#### Materials provided ####

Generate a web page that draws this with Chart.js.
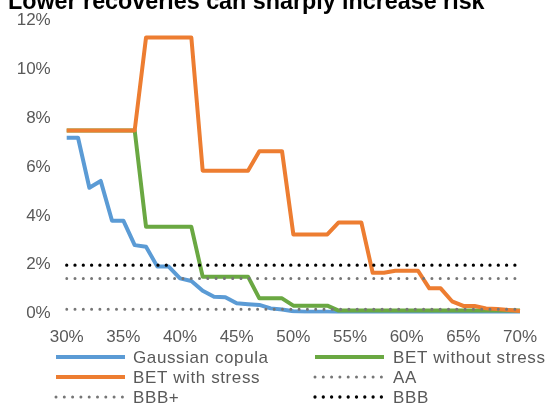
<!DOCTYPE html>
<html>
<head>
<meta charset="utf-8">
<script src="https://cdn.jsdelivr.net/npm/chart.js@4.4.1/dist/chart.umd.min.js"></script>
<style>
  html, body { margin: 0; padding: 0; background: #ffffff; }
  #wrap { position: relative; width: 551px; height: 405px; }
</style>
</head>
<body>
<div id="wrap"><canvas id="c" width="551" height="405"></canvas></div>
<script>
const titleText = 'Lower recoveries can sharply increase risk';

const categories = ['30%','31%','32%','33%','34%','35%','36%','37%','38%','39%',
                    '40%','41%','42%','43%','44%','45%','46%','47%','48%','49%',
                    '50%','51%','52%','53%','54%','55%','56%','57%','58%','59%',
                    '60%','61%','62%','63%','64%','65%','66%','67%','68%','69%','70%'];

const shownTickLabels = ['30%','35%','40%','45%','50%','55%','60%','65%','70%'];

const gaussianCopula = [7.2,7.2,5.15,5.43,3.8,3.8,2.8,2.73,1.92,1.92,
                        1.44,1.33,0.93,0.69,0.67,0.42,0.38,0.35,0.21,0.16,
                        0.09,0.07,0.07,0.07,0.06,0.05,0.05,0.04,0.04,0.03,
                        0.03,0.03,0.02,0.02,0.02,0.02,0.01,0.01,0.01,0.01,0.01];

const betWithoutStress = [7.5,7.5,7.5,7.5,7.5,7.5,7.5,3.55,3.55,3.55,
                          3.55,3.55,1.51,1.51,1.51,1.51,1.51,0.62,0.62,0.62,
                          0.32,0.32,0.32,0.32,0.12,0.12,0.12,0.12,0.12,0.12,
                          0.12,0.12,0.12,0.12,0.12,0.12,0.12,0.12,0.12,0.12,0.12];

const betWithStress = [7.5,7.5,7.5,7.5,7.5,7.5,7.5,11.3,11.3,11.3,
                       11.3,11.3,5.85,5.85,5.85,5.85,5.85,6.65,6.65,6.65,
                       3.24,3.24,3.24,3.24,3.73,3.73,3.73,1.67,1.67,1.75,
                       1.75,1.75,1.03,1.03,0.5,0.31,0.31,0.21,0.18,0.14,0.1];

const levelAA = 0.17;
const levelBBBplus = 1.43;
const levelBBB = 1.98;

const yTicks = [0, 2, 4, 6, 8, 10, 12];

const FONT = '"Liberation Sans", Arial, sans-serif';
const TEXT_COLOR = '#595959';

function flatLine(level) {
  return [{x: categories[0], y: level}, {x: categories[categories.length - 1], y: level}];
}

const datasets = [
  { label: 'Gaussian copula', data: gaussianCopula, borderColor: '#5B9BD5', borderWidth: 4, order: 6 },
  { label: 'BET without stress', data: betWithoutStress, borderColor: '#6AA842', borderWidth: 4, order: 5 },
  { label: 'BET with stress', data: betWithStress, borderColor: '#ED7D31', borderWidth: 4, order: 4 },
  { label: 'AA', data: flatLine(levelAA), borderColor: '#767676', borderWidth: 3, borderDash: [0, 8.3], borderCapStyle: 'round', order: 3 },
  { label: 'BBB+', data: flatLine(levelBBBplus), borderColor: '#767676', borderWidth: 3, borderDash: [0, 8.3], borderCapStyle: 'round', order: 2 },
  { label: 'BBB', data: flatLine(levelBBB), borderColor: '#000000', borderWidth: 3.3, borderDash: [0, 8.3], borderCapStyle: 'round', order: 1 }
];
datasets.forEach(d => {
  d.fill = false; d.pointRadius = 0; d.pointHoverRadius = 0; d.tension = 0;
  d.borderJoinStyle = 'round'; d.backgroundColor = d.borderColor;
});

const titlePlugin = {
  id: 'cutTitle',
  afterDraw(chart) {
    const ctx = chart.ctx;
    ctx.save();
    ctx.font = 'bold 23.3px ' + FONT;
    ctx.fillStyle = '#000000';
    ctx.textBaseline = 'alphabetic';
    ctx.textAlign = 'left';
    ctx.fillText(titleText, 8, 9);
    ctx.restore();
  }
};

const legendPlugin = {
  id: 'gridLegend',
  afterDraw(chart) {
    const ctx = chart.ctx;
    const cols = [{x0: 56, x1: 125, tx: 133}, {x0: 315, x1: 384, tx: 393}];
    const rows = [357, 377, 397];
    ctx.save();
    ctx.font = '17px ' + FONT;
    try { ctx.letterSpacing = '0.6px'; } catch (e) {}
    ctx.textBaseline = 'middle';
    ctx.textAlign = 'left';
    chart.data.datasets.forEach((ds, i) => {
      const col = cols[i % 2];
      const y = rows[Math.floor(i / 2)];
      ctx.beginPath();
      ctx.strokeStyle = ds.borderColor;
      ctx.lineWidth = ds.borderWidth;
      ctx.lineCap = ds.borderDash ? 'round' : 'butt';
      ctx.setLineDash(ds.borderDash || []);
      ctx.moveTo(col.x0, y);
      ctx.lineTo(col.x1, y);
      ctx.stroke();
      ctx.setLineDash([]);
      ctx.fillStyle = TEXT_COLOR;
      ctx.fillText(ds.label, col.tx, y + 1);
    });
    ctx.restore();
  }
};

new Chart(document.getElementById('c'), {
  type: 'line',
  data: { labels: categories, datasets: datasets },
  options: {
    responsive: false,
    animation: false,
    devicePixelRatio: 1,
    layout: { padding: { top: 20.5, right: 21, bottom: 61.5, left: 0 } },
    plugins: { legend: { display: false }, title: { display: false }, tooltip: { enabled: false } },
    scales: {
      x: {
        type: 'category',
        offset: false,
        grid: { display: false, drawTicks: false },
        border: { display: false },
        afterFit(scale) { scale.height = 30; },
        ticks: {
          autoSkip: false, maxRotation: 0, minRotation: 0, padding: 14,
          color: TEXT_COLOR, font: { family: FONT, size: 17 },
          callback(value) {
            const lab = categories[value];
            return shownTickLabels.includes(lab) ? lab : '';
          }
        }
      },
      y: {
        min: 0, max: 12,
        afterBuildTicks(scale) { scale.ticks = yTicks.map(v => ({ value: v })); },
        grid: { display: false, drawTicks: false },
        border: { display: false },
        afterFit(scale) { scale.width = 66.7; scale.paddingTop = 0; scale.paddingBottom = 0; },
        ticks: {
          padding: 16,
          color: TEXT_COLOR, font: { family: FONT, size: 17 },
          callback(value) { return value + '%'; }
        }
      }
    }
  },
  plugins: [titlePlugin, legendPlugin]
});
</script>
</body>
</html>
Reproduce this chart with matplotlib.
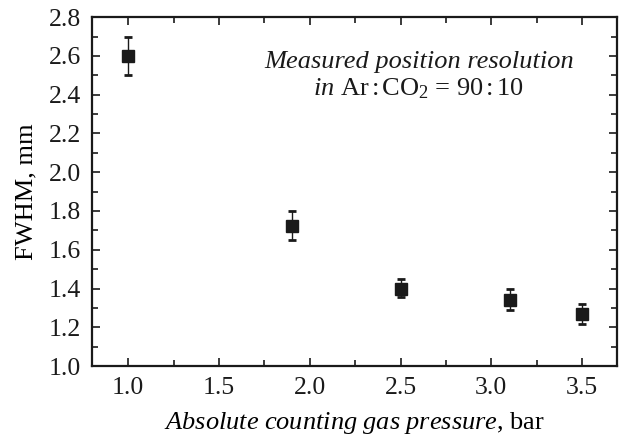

####

Retype all entries exactly as they appear, dropping the images.

Generate a web page that draws this with Chart.js.
<!DOCTYPE html>
<html>
<head>
<meta charset="utf-8">
<script src="https://cdn.jsdelivr.net/npm/chart.js@4.4.1/dist/chart.umd.min.js"></script>
<style>
  html, body { margin: 0; padding: 0; background: #ffffff; }
  #wrap { position: relative; width: 551px; height: 405px; }
</style>
</head>
<body>
<div id="wrap"><canvas id="c" width="551" height="405"></canvas></div>
<script>
const titleText = 'Lower recoveries can sharply increase risk';

const categories = ['30%','31%','32%','33%','34%','35%','36%','37%','38%','39%',
                    '40%','41%','42%','43%','44%','45%','46%','47%','48%','49%',
                    '50%','51%','52%','53%','54%','55%','56%','57%','58%','59%',
                    '60%','61%','62%','63%','64%','65%','66%','67%','68%','69%','70%'];

const shownTickLabels = ['30%','35%','40%','45%','50%','55%','60%','65%','70%'];

const gaussianCopula = [7.2,7.2,5.15,5.43,3.8,3.8,2.8,2.73,1.92,1.92,
                        1.44,1.33,0.93,0.69,0.67,0.42,0.38,0.35,0.21,0.16,
                        0.09,0.07,0.07,0.07,0.06,0.05,0.05,0.04,0.04,0.03,
                        0.03,0.03,0.02,0.02,0.02,0.02,0.01,0.01,0.01,0.01,0.01];

const betWithoutStress = [7.5,7.5,7.5,7.5,7.5,7.5,7.5,3.55,3.55,3.55,
                          3.55,3.55,1.51,1.51,1.51,1.51,1.51,0.62,0.62,0.62,
                          0.32,0.32,0.32,0.32,0.12,0.12,0.12,0.12,0.12,0.12,
                          0.12,0.12,0.12,0.12,0.12,0.12,0.12,0.12,0.12,0.12,0.12];

const betWithStress = [7.5,7.5,7.5,7.5,7.5,7.5,7.5,11.3,11.3,11.3,
                       11.3,11.3,5.85,5.85,5.85,5.85,5.85,6.65,6.65,6.65,
                       3.24,3.24,3.24,3.24,3.73,3.73,3.73,1.67,1.67,1.75,
                       1.75,1.75,1.03,1.03,0.5,0.31,0.31,0.21,0.18,0.14,0.1];

const levelAA = 0.17;
const levelBBBplus = 1.43;
const levelBBB = 1.98;

const yTicks = [0, 2, 4, 6, 8, 10, 12];

const FONT = '"Liberation Sans", Arial, sans-serif';
const TEXT_COLOR = '#595959';

function flatLine(level) {
  return [{x: categories[0], y: level}, {x: categories[categories.length - 1], y: level}];
}

const datasets = [
  { label: 'Gaussian copula', data: gaussianCopula, borderColor: '#5B9BD5', borderWidth: 4, order: 6 },
  { label: 'BET without stress', data: betWithoutStress, borderColor: '#6AA842', borderWidth: 4, order: 5 },
  { label: 'BET with stress', data: betWithStress, borderColor: '#ED7D31', borderWidth: 4, order: 4 },
  { label: 'AA', data: flatLine(levelAA), borderColor: '#767676', borderWidth: 3, borderDash: [0, 8.3], borderCapStyle: 'round', order: 3 },
  { label: 'BBB+', data: flatLine(levelBBBplus), borderColor: '#767676', borderWidth: 3, borderDash: [0, 8.3], borderCapStyle: 'round', order: 2 },
  { label: 'BBB', data: flatLine(levelBBB), borderColor: '#000000', borderWidth: 3.3, borderDash: [0, 8.3], borderCapStyle: 'round', order: 1 }
];
datasets.forEach(d => {
  d.fill = false; d.pointRadius = 0; d.pointHoverRadius = 0; d.tension = 0;
  d.borderJoinStyle = 'round'; d.backgroundColor = d.borderColor;
});

const titlePlugin = {
  id: 'cutTitle',
  afterDraw(chart) {
    const ctx = chart.ctx;
    ctx.save();
    ctx.font = 'bold 23.3px ' + FONT;
    ctx.fillStyle = '#000000';
    ctx.textBaseline = 'alphabetic';
    ctx.textAlign = 'left';
    ctx.fillText(titleText, 8, 9);
    ctx.restore();
  }
};

const legendPlugin = {
  id: 'gridLegend',
  afterDraw(chart) {
    const ctx = chart.ctx;
    const cols = [{x0: 56, x1: 125, tx: 133}, {x0: 315, x1: 384, tx: 393}];
    const rows = [357, 377, 397];
    ctx.save();
    ctx.font = '17px ' + FONT;
    try { ctx.letterSpacing = '0.6px'; } catch (e) {}
    ctx.textBaseline = 'middle';
    ctx.textAlign = 'left';
    chart.data.datasets.forEach((ds, i) => {
      const col = cols[i % 2];
      const y = rows[Math.floor(i / 2)];
      ctx.beginPath();
      ctx.strokeStyle = ds.borderColor;
      ctx.lineWidth = ds.borderWidth;
      ctx.lineCap = ds.borderDash ? 'round' : 'butt';
      ctx.setLineDash(ds.borderDash || []);
      ctx.moveTo(col.x0, y);
      ctx.lineTo(col.x1, y);
      ctx.stroke();
      ctx.setLineDash([]);
      ctx.fillStyle = TEXT_COLOR;
      ctx.fillText(ds.label, col.tx, y + 1);
    });
    ctx.restore();
  }
};

new Chart(document.getElementById('c'), {
  type: 'line',
  data: { labels: categories, datasets: datasets },
  options: {
    responsive: false,
    animation: false,
    devicePixelRatio: 1,
    layout: { padding: { top: 20.5, right: 21, bottom: 61.5, left: 0 } },
    plugins: { legend: { display: false }, title: { display: false }, tooltip: { enabled: false } },
    scales: {
      x: {
        type: 'category',
        offset: false,
        grid: { display: false, drawTicks: false },
        border: { display: false },
        afterFit(scale) { scale.height = 30; },
        ticks: {
          autoSkip: false, maxRotation: 0, minRotation: 0, padding: 14,
          color: TEXT_COLOR, font: { family: FONT, size: 17 },
          callback(value) {
            const lab = categories[value];
            return shownTickLabels.includes(lab) ? lab : '';
          }
        }
      },
      y: {
        min: 0, max: 12,
        afterBuildTicks(scale) { scale.ticks = yTicks.map(v => ({ value: v })); },
        grid: { display: false, drawTicks: false },
        border: { display: false },
        afterFit(scale) { scale.width = 66.7; scale.paddingTop = 0; scale.paddingBottom = 0; },
        ticks: {
          padding: 16,
          color: TEXT_COLOR, font: { family: FONT, size: 17 },
          callback(value) { return value + '%'; }
        }
      }
    }
  },
  plugins: [titlePlugin, legendPlugin]
});
</script>
</body>
</html>
Reproduce this chart with matplotlib.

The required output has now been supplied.